Avatar: The Last Airbender Creators Clarify Whether Comics and Novels Are Canon

The Avatar: The Last Airbender universe is expanding. Paramount founded Avatar Studios, headed by Avatar creators Michael Dante DiMartino and Bryan Konietzko, to create new stories in the same universe as the original Avatar and its sequel series, The Legend of Korra. Three animated movies are already in the works. However, before Avatar Studios' founding, Dark Horse Comics published a series of (very good) Avatar: The Last Airbender comics continuing the show's narrative after the series finale. A handful of The Legend of Korra comics followed after that. There has also been a series of novels chronicling the lives of the Avatars who preceded Aang.

But what does Avatar Studios' founding mean for these works' place in the canon? They were introduced as official "continuations" of Avatar: The Last Airbender. Will they be swept away to make room for the new Avatar Studios canon, as Disney did with the old Star Wars Expanded Universe (now Star Wars Legends) upon its purchase of the Star Wars franchise?

DiMartino touched on this while speaking to Comic Con Meta*Pod. His words should encourage fans of those Avatar comics as he says he and the Avatar Studios team are looking at those works as part of the established universe and trying to build upon them.

"We've been involved in all those main ancillary stories, so in our minds it's mostly canon," DiMartino said (transcription via Avatar News). "There's probably some stuff if we may go back, like: 'that doesn't totally line up with this', so there may be some little tweaks here and there, but as of right now we're proceeding as if all this stuff is part of the proper universe and hopefully building on it."

He also specified that they will not be adapting any of the comic books or novels into film or television at this time. "I think the thing we're not doing now– not saying this couldn't happen some day– is, like, we're not adapting the graphic novels into a [movie or] TV show, we're not adapting the YA novels into a movie or TV show," he said. "Again, that could happen in the future."

Konietzko chimed in with a tease. He added, "But we are feeding off of them."
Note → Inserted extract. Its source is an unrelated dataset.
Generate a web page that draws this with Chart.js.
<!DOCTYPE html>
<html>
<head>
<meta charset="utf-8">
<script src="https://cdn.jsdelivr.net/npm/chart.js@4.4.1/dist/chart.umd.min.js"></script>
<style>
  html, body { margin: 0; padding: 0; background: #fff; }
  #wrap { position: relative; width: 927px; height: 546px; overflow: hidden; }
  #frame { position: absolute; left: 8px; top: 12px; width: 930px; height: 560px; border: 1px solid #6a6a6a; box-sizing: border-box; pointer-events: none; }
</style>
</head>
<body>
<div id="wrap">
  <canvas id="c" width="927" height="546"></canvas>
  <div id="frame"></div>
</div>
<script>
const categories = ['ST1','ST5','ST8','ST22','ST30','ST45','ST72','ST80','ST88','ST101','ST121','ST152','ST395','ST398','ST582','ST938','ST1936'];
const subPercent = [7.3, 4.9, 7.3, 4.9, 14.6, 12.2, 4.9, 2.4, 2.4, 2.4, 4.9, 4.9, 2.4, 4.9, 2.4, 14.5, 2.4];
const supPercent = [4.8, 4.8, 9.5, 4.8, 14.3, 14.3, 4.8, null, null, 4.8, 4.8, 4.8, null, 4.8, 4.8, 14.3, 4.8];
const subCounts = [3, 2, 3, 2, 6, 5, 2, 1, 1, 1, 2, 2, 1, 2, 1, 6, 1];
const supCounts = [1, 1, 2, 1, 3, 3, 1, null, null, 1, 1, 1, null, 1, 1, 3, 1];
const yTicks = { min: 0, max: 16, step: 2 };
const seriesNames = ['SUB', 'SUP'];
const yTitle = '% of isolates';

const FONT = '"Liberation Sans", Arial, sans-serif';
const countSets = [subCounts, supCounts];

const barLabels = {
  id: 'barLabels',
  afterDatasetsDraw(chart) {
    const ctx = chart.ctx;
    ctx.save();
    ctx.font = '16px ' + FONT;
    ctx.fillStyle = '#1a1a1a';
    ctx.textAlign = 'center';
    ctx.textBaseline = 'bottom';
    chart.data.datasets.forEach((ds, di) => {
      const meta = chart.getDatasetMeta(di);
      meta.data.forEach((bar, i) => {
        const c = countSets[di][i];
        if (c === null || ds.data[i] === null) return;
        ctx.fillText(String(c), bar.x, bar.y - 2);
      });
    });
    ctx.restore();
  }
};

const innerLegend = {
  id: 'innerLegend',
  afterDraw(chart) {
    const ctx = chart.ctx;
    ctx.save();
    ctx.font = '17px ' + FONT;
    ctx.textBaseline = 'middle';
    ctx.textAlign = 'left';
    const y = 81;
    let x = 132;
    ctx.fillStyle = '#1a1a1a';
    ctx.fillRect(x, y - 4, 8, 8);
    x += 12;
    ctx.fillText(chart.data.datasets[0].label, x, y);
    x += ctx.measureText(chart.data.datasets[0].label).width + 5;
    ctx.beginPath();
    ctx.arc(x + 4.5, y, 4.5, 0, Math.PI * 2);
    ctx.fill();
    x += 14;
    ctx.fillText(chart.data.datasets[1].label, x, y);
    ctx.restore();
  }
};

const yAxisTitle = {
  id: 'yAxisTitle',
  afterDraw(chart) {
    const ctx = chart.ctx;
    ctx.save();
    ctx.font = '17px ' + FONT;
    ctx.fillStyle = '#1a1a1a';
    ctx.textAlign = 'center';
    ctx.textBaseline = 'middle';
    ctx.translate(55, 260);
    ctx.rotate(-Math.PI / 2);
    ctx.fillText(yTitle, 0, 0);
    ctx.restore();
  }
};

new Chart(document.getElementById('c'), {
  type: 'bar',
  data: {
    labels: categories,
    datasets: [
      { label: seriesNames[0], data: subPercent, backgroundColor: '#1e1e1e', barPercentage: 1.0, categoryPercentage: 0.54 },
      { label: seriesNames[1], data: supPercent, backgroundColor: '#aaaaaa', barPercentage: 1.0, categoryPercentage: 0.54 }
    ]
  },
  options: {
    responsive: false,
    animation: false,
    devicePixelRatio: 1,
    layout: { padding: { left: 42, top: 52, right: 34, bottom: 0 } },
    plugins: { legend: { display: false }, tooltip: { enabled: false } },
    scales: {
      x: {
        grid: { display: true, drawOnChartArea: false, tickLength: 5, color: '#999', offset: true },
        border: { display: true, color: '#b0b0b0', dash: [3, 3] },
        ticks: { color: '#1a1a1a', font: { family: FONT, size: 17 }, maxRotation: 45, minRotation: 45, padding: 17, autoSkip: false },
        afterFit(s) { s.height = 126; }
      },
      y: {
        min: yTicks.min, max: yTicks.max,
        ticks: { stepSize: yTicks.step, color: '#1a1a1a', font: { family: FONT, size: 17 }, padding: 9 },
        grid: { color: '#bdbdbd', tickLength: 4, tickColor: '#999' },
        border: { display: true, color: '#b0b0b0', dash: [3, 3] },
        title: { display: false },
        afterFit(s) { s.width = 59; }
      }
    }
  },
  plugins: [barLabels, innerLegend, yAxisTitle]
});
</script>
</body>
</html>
For now, the Avatar: The Last Airbender comics remain canon, though there may be some retcons down the line. What's most interesting is that there are predictions that one of the upcoming movies will be a Zuko-centered film. What most fans seem to hope is that it will be about Zuko's mother, a tantalizing cliffhanger left unresolved at the end of the original series run. But the Avatar: The Last Airbender comic book The Search already told that story. If Avatar Studios isn't adapting any comics, then they're not going to retell that story. Perhaps they will build upon or feed off of it.